Alex Gibney’s “Citizen K” is a devastating portrait of corruption in Vladimir Putin’s Russia that seems to grow ever more timely. It follows Mikhail Khodorkovsky, a former oligarch and ally of Putin who became an unlikely political dissident, risking everything to blow the whistle on the threat the Russian leader poses to democracy.

“After 2016, I became interested in Russia,” Gibney told Variety. “It seemed like a country we hadn’t paid enough attention to. I set out to find out how power works at the top in Russia and at the bottom, and came across Mikhail, who was sort of a dissident in exile.”

Khodorkovsky was once among the richest men in Russia and in the world. He became an oil baron during the country’s privatization in the 1990s as it turned its back on communism and towards kleptocracy. However, he ultimately ran afoul of Putin, spending decade in prison for trumped-up charges of tax fraud. Now, Khodorkovsky lives in the U.K., where he sounds that alarm about his former friend. Giving Gibney unprecedented access meant risking his safety, but the director says Khodorkovsky didn’t blink.

“His view on safety is if someone is determined to kill him, they’re going to kill him no matter what he says or does,” says Gibney. “He doesn’t travel with a retinue of security.”

“Citizen K” was backed by Amazon Studios and is being distributed by Greenwich Entertainment. It is expected to get an Oscar push. Gibney, whose films include “Enron: The Smartest Guys in the Room” and “Going Clear: Scientology and the Prison of Belief,” previously won an Academy Award for “Taxi to the Dark Side.” “Citizen K” opens on Nov. 22.

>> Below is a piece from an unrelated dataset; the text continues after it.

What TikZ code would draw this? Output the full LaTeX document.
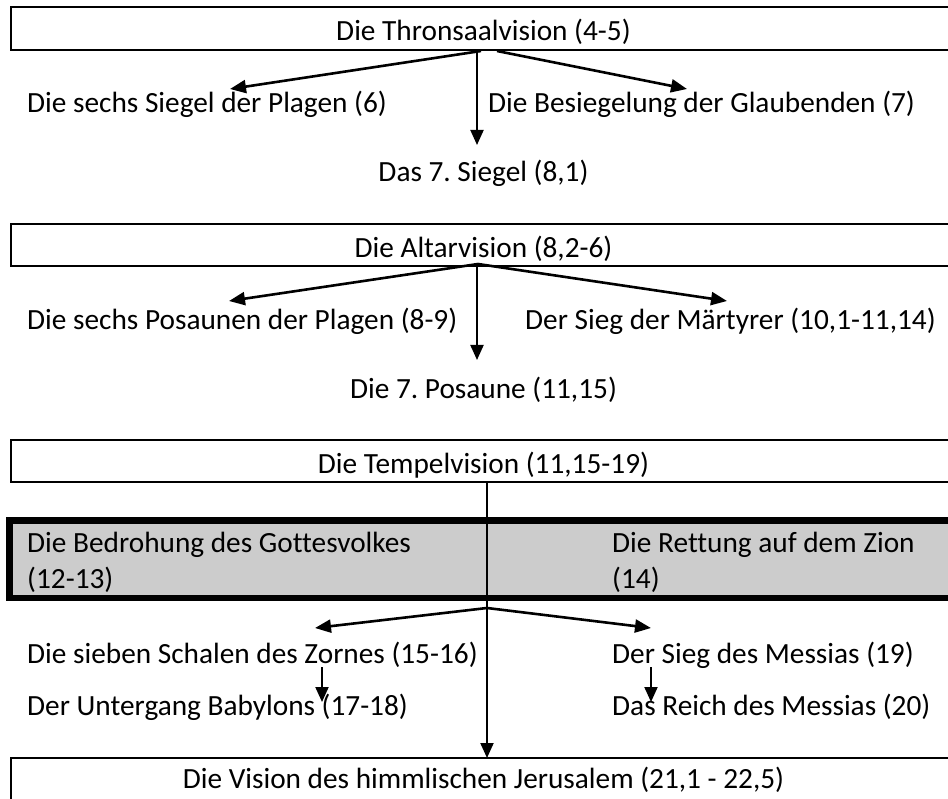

Gibney set out to tell Khodorkovsky’s story because of Russia’s alleged meddling in the 2016 election. Even he admits that he wasn’t expecting the finished product to feel so topical. The impeachment inquiry into Donald Trump is looking into whether or not the president pressured the Ukraine to open an investigation into his political rivals. Trump allegedly tightened the screws on Ukrainian leaders by withholding military aid, which it needed to protect itself against Russia. But Gibney sees other parallels between Putin and our fraught political moment.

“It’s hugely important to see how and why Putin came to power and how he stays in power,” says Gibney. “It’s a cautionary tale on where Donald Trump may be taking us, both in his ability to label media stories as fake news and in the way he hopes to eviscerate a legal system.”